====== Lab12 - Reinforecement Learning with an Inchworm Robot ======
^ Motivations and Goals ^
| Become familiar with [[courses:uir:hw:t4a-rl|t4a-rl assignment]] |
| Install and become familiar with t4a-rl setup |
| Design a simple reward function and a dummy absorbing state definition |
^ Tasks ([[courses:uir:internal:instructions:lab12|teacher]]) ^
| [[courses:uir:hw:t4a-rl|T4a-rl]] **(5 Points)** Reinforcement Learning |
==== Become Familiar with T4a-rl ====
[[courses:uir:hw:t4a-rl|T4a-rl - Reinforcement Learning]].
==== Installation (Ubuntu LTS >= 20.04) ====
* The assignment setup was designed for Python 3.10 or Python 3.11 so verify the installed version first.
python3 --version
* Install the required version, if necessary.
sudo apt update
sudo sudo add-apt-repository ppa:deadsnakes/ppa -y
sudo apt install python3.10-full -y
* To separate the assignment from other Python packages managed by pip, install the virtual environment package and create a new virtual environment.
sudo apt install python3-pip -y
pip3 install virtualenv --upgrade
virtualenv inchworm_rl_venv --python=python3.10
* Enter the newly created virtual environment and install the required dependencies.
source inchworm_rl_venv/bin/activate && pip3 install -r requirements.txt
The previously mentioned steps are summarized in the provided ''install-venv.sh''.

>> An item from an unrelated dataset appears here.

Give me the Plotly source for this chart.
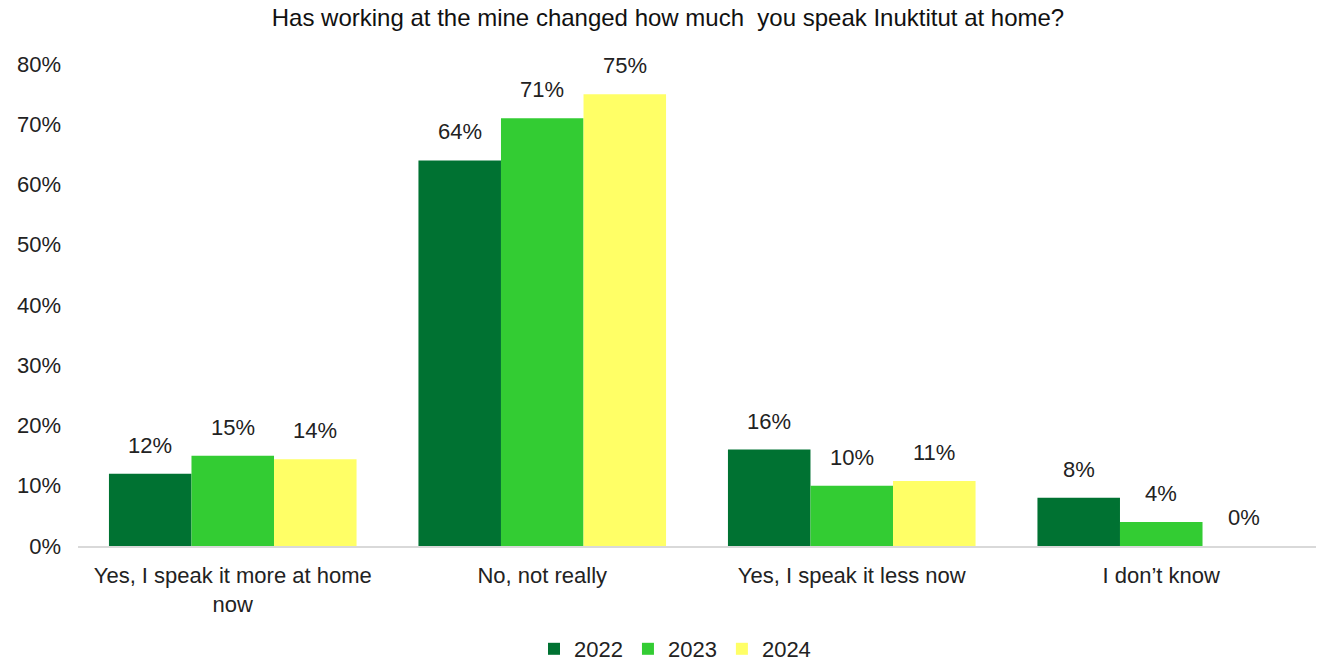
import plotly.graph_objects as go

categories = ["Yes, I speak it more at home<br>now", "No, not really", "Yes, I speak it less now", "I don’t know"]
years = ["2022", "2023", "2024"]
values_2022 = [0.12, 0.64, 0.16, 0.08]
values_2023 = [0.15, 0.71, 0.10, 0.04]
values_2024 = [0.144, 0.75, 0.108, 0.0]
colors = ["#007232", "#33CC33", "#FFFF66"]

series = [values_2022, values_2023, values_2024]
x_idx = list(range(len(categories)))

font_family = "Liberation Sans, Arial, sans-serif"
fs = 22
fig = go.Figure()
for yr, vals, col in zip(years, series, colors):
    fig.add_trace(go.Bar(x=x_idx, y=vals, name=yr, marker=dict(color=col, line=dict(width=0))))

# data labels via annotations
group_w = 0.8
bw = group_w / len(series)
for s, vals in enumerate(series):
    off = -group_w / 2 + bw * (s + 0.5)
    for i, v in enumerate(vals):
        fig.add_annotation(x=i + off, y=v, xref="x", yref="y", text=f"{round(v*100):.0f}%",
                           showarrow=False, yanchor="bottom", yshift=14,
                           font=dict(size=fs, color="#222", family=font_family))

fig.update_layout(
    width=1318, height=663,
    barmode="group", bargap=0.2, bargroupgap=0,
    plot_bgcolor="white", paper_bgcolor="white",
    margin=dict(l=78, r=2, t=64, b=117, autoexpand=False),
    title=dict(text="Has working at the mine changed how much  you speak Inuktitut at home?",
               x=668/1318, xanchor="center", xref="container", y=1 - 18/663, yanchor="middle",
               font=dict(size=24, color="#111", family=font_family)),
    font=dict(family=font_family, size=fs, color="#222"),
    legend=dict(orientation="h", xref="container", yref="container",
                x=675/1318, xanchor="center", y=14/663, yanchor="middle",
                font=dict(size=fs, color="#222"), itemwidth=30, traceorder="normal"),
    xaxis=dict(range=[-0.5, 3.5], tickvals=x_idx, ticktext=categories, showgrid=False,
               showline=True, linecolor="#D9D9D9", linewidth=2, ticks="", zeroline=False,
               tickfont=dict(size=fs, color="#222"), ticklabelstandoff=9, automargin=False),
    yaxis=dict(range=[0, 0.8], tickvals=[0, 0.1, 0.2, 0.3, 0.4, 0.5, 0.6, 0.7, 0.8],
               tickformat=".0%", showgrid=False, zeroline=False, showline=False, ticks="",
               tickfont=dict(size=fs, color="#222"), ticklabelstandoff=16, automargin=False),
)

fig.write_html("out.html", config={"displayModeBar": False},
               post_script="document.body.style.margin='0';document.body.style.overflow='hidden';")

Venv and Conda cause compatibility issues on machines already running Conda; hence, use Conda instead or deactivate Conda completely when using Venv.

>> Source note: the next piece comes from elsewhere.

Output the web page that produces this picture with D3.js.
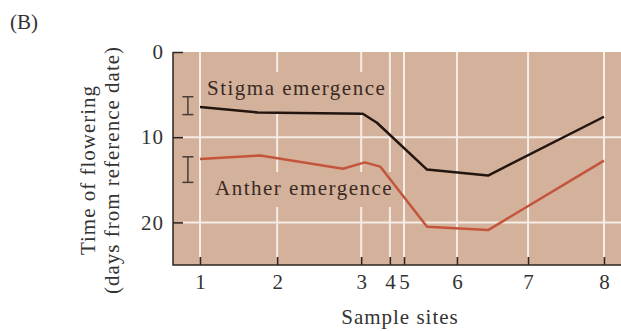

==== Familiarizing with Assignment Setup ====
To familiarize yourself with the simulator setup, it is recommended that you use the MuJoCo simulator outside the reinforcement learning pipeline by following these steps.
- Download MuJoCo [[https://github.com/google-deepmind/mujoco/releases| GitHub releases]] and unpack it
- Open the MuJoCo simulator (run ''bin/simulate.sh'' in the MuJoCo unpacked archive root directory).
- Add ''inchworm.xml'' from the ''model'' directory by dragging and dropping it into the MuJoCo window.
Then you are free to
* Explore the joint's positions in the second //Control// card in the right column,
* Show visual elements by the ''4'' key,
* Hide the collision elements by the ''1'' key.
Note that visual elements are purely visual and play no role during training.
Examine the robot part names under //Rendering// tab in the left column.
* Show part names by selecting //Label -> Geom// used by ''is_touching'',
* Show part names coordinate frames by selecting //Frame -> Body// used to get position, rotation, and velocity,
* Show part names by selecting //Label -> Body// used to get position, rotation, and velocity.
==== Tasks ====
=== Reward Function Design I ===
Design a simple reward function that uses the average forward speed of the first and last servomotors in centimetres per second.
=== Absorbing State Detection ===
Design a simple absorbing state detection such that any state that touches the ground with other parts than scales and bumpers results in marking it as absorbing.
=== Reward Function Design II ===
Extend by previously implemented simple reward function by penalizing states where ''joint-1'' and ''joint-2'' move significantly close to the ground, i.e. below 0 degrees.